Colin McFaull: Weil wir Kumpel sind. Wir wuchsen zusammen auf, hielten uns unsere Rücken frei und achteten aufeinander. Wir haben auch nie jemanden gezwungen irgendwas gegen seinen Willen zu machen. Wen jemand sagt: „Das finde ich aber nicht so gut“, dann lassen wir es eben.
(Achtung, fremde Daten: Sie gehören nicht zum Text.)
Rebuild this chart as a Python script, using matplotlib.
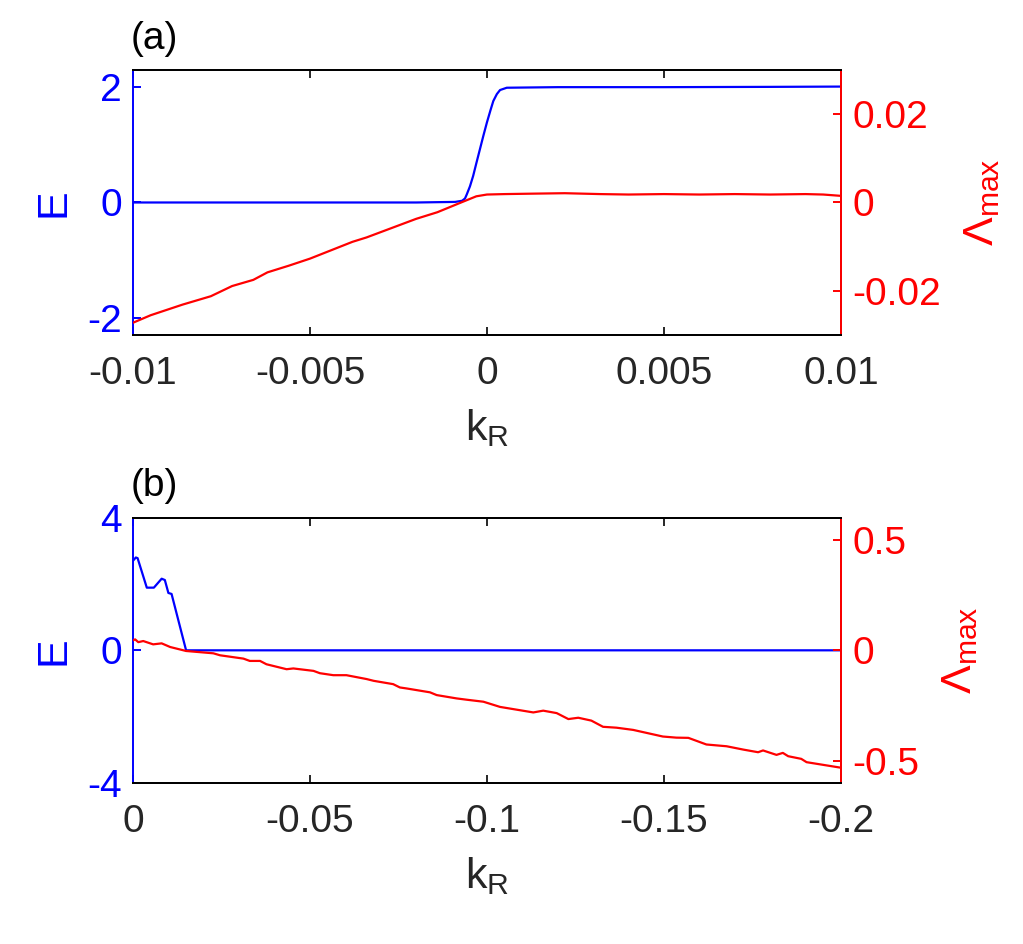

AFL: In den letzten Jahren haben einige Bands ihr Comeback gefeiert. Nur wenige können ihre Standards aus den 1970ern oder 80ern halten. Gerade Großbritannien hat einige exzellente Reunionen, man denke nur an Ruts D.C. oder Stiff Little Fingers. Ihr ward von 1985 bis 1992 aufgelöst und kamt mit einem der stärksten Alben eurer Karriere zurück: Guilty as Charged. Wie kams dazu?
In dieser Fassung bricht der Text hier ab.